In late 2006, Pontiac began giving away land grants to interested residents, and a variety of projects have been developed for residents to use. Among the finished developments were simulators that allow drivers to drive into walking zombies, a nightclub that lets real DJs spin music for more than 20 hours a week, a mountaintop race and a drag strip for hot rods.

"The cool part of Pontiac Motorati Island is it's a place for Second Life car enthusiasts that was created by them," said Mark-Hans Richer, marketing director at Pontiac, in a written statement. "From races to hip nightclub events, and even a Jay-Z concert, Pontiac Motorati Island has already seen some exciting activity."

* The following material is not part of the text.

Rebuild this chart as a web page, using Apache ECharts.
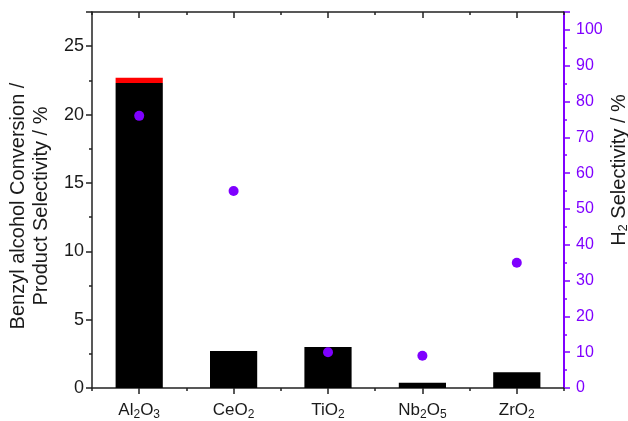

Pontiac's use of the Internet as a marketing tool extends beyond Second Life and Motoratilife.com to News Corp.'s (NWS) MySpace.com. The automaker unveiled "Friends with Benefits" on Wednesday, an initiative that will reward members of the MySpace community for their Pontiac G5 purchases with cash benefits up to $1,000.

"We wanted to try something completely different for Pontiac and use a similar method to how we've approached our other marketing initiatives -- empower the users of MySpace to engage each other rather than push information at them," said Richer. "The 'Friends With Benefits' effort is a beta test, which allows MySpace users to comment on the types of products they want to buy and rewards them for their purchases."

Pontiac's advertising agency, Leo Burnett Detroit, has been leading each project, collaborating with the entertainment agency Campfire. Additional partners helping execute the campaign are Second Life developers Millions of Us and Web developers Domani Studios.

"Our hope is to unleash the community's passion for cars," said Tor Myhren, executive vice president with Leo Burnett Detroit, in a statement. "If an idea relates to any aspect of car culture, we intend to give the community the means to make it happen."